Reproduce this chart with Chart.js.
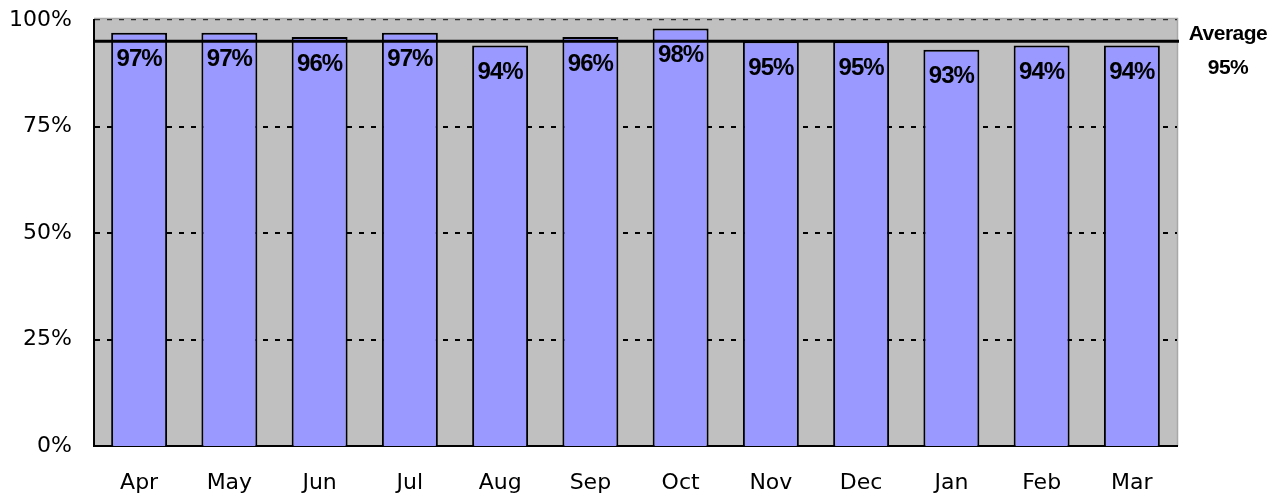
<!DOCTYPE html>
<html>
<head>
<meta charset="utf-8">
<script src="https://cdn.jsdelivr.net/npm/chart.js@4/dist/chart.umd.min.js"></script>
<style>
  html, body { margin: 0; padding: 0; background: #fff; }
  #wrap { width: 1281px; height: 494px; }
</style>
</head>
<body>
<div id="wrap"><canvas id="bar-chart"></canvas></div>
<script>
var months = ["Apr", "May", "Jun", "Jul", "Aug", "Sep", "Oct", "Nov", "Dec", "Jan", "Feb", "Mar"];
var rates = [97, 97, 96, 97, 94, 96, 98, 95, 95, 93, 94, 94];
var average = 95;
var yTicks = [0, 25, 50, 75, 100];

// grey plot area, average line and text labels
var decorations = {
    id: 'decorations',
    beforeDraw: function (chart) {
        var ctx = chart.ctx;
        var a = chart.chartArea;
        ctx.save();
        ctx.fillStyle = '#C0C0C0';
        ctx.fillRect(a.left, a.top - 2, a.right - a.left, a.bottom - a.top + 2);
        ctx.strokeStyle = '#A8A8A8';
        ctx.lineWidth = 1.5;
        ctx.beginPath();
        ctx.moveTo(a.left, a.top - 1.5);
        ctx.lineTo(a.right + 0.5, a.top - 1.5);
        ctx.lineTo(a.right + 0.5, a.bottom);
        ctx.stroke();
        ctx.restore();
    },
    afterDatasetsDraw: function (chart) {
        var ctx = chart.ctx;
        var a = chart.chartArea;
        var y = chart.scales.y;
        var avgY = y.getPixelForValue(average);
        ctx.save();
        ctx.strokeStyle = '#000';
        ctx.lineWidth = 3;
        ctx.beginPath();
        ctx.moveTo(a.left, avgY);
        ctx.lineTo(a.right + 2, avgY);
        ctx.stroke();

        ctx.fillStyle = '#000';
        ctx.textAlign = 'center';
        ctx.textBaseline = 'middle';
        ctx.font = 'bold 24px "Liberation Sans", Arial, sans-serif';
        ctx.letterSpacing = '-1px';
        var meta = chart.getDatasetMeta(0);
        for (var i = 0; i < meta.data.length; ++i) {
            var bar = meta.data[i];
            ctx.fillText(rates[i] + '%', bar.x, y.getPixelForValue(rates[i]) + 27);
        }
        ctx.font = 'bold 21px "Liberation Sans", Arial, sans-serif';
        ctx.letterSpacing = '-0.5px';
        ctx.fillText('Average', 1228, avgY - 7);
        ctx.fillText(average + '%', 1228, avgY + 27);
        ctx.restore();
    }
};

new Chart(document.getElementById("bar-chart"), {
    type: 'bar',
    data: {
        labels: months,
        datasets: [{
            label: "Rate",
            data: rates,
            backgroundColor: '#9999FF',
            borderColor: '#000',
            borderWidth: 2,
            barPercentage: 0.62,
            categoryPercentage: 1
        }]
    },
    options: {
        responsive: true,
        maintainAspectRatio: false,
        animation: false,
        layout: { padding: { top: 20, right: 104, left: 0, bottom: 0 } },
        plugins: {
            legend: { display: false },
            tooltip: { enabled: false }
        },
        scales: {
            x: {
                grid: { display: false, drawTicks: false },
                border: { display: true, color: '#000', width: 2 },
                ticks: {
                    color: '#000',
                    padding: 24,
                    font: { family: '"DejaVu Sans", Tahoma, sans-serif', size: 22 }
                },
                afterFit: function (scale) { scale.height = 48; }
            },
            y: {
                min: 0,
                max: 100,
                afterBuildTicks: function (scale) {
                    scale.ticks = yTicks.map(function (v) { return { value: v }; });
                },
                grid: {
                    drawTicks: false,
                    color: function (c) { return c.tick && c.tick.value === 100 ? '#303030' : '#000'; },
                    lineWidth: function (c) { return c.tick && c.tick.value === 0 ? 0 : (c.tick && c.tick.value === 100 ? 1.2 : 2); }
                },
                border: { display: true, color: '#000', width: 2, dash: [5, 7] },
                ticks: {
                    color: '#000',
                    padding: 22,
                    font: { family: '"DejaVu Sans", Tahoma, sans-serif', size: 22 },
                    callback: function (v) { return v + '%'; }
                },
                afterFit: function (scale) {
                    scale.width = 94;
                    scale.paddingTop = 0;
                    scale.paddingBottom = 0;
                }
            }
        }
    },
    plugins: [decorations]
});
</script>
</body>
</html>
^^^^^^^^
Objective:
Reproduce the material word for word. Any pictures should be left out of the copy.

Task result:
Reproduce this chart with Chart.js.
<!DOCTYPE html>
<html>
<head>
<meta charset="utf-8">
<script src="https://cdn.jsdelivr.net/npm/chart.js@4/dist/chart.umd.min.js"></script>
<style>
  html, body { margin: 0; padding: 0; background: #fff; }
  #wrap { width: 1281px; height: 494px; }
</style>
</head>
<body>
<div id="wrap"><canvas id="bar-chart"></canvas></div>
<script>
var months = ["Apr", "May", "Jun", "Jul", "Aug", "Sep", "Oct", "Nov", "Dec", "Jan", "Feb", "Mar"];
var rates = [97, 97, 96, 97, 94, 96, 98, 95, 95, 93, 94, 94];
var average = 95;
var yTicks = [0, 25, 50, 75, 100];

// grey plot area, average line and text labels
var decorations = {
    id: 'decorations',
    beforeDraw: function (chart) {
        var ctx = chart.ctx;
        var a = chart.chartArea;
        ctx.save();
        ctx.fillStyle = '#C0C0C0';
        ctx.fillRect(a.left, a.top - 2, a.right - a.left, a.bottom - a.top + 2);
        ctx.strokeStyle = '#A8A8A8';
        ctx.lineWidth = 1.5;
        ctx.beginPath();
        ctx.moveTo(a.left, a.top - 1.5);
        ctx.lineTo(a.right + 0.5, a.top - 1.5);
        ctx.lineTo(a.right + 0.5, a.bottom);
        ctx.stroke();
        ctx.restore();
    },
    afterDatasetsDraw: function (chart) {
        var ctx = chart.ctx;
        var a = chart.chartArea;
        var y = chart.scales.y;
        var avgY = y.getPixelForValue(average);
        ctx.save();
        ctx.strokeStyle = '#000';
        ctx.lineWidth = 3;
        ctx.beginPath();
        ctx.moveTo(a.left, avgY);
        ctx.lineTo(a.right + 2, avgY);
        ctx.stroke();

        ctx.fillStyle = '#000';
        ctx.textAlign = 'center';
        ctx.textBaseline = 'middle';
        ctx.font = 'bold 24px "Liberation Sans", Arial, sans-serif';
        ctx.letterSpacing = '-1px';
        var meta = chart.getDatasetMeta(0);
        for (var i = 0; i < meta.data.length; ++i) {
            var bar = meta.data[i];
            ctx.fillText(rates[i] + '%', bar.x, y.getPixelForValue(rates[i]) + 27);
        }
        ctx.font = 'bold 21px "Liberation Sans", Arial, sans-serif';
        ctx.letterSpacing = '-0.5px';
        ctx.fillText('Average', 1228, avgY - 7);
        ctx.fillText(average + '%', 1228, avgY + 27);
        ctx.restore();
    }
};

new Chart(document.getElementById("bar-chart"), {
    type: 'bar',
    data: {
        labels: months,
        datasets: [{
            label: "Rate",
            data: rates,
            backgroundColor: '#9999FF',
            borderColor: '#000',
            borderWidth: 2,
            barPercentage: 0.62,
            categoryPercentage: 1
        }]
    },
    options: {
        responsive: true,
        maintainAspectRatio: false,
        animation: false,
        layout: { padding: { top: 20, right: 104, left: 0, bottom: 0 } },
        plugins: {
            legend: { display: false },
            tooltip: { enabled: false }
        },
        scales: {
            x: {
                grid: { display: false, drawTicks: false },
                border: { display: true, color: '#000', width: 2 },
                ticks: {
                    color: '#000',
                    padding: 24,
                    font: { family: '"DejaVu Sans", Tahoma, sans-serif', size: 22 }
                },
                afterFit: function (scale) { scale.height = 48; }
            },
            y: {
                min: 0,
                max: 100,
                afterBuildTicks: function (scale) {
                    scale.ticks = yTicks.map(function (v) { return { value: v }; });
                },
                grid: {
                    drawTicks: false,
                    color: function (c) { return c.tick && c.tick.value === 100 ? '#303030' : '#000'; },
                    lineWidth: function (c) { return c.tick && c.tick.value === 0 ? 0 : (c.tick && c.tick.value === 100 ? 1.2 : 2); }
                },
                border: { display: true, color: '#000', width: 2, dash: [5, 7] },
                ticks: {
                    color: '#000',
                    padding: 22,
                    font: { family: '"DejaVu Sans", Tahoma, sans-serif', size: 22 },
                    callback: function (v) { return v + '%'; }
                },
                afterFit: function (scale) {
                    scale.width = 94;
                    scale.paddingTop = 0;
                    scale.paddingBottom = 0;
                }
            }
        }
    },
    plugins: [decorations]
});
</script>
</body>
</html>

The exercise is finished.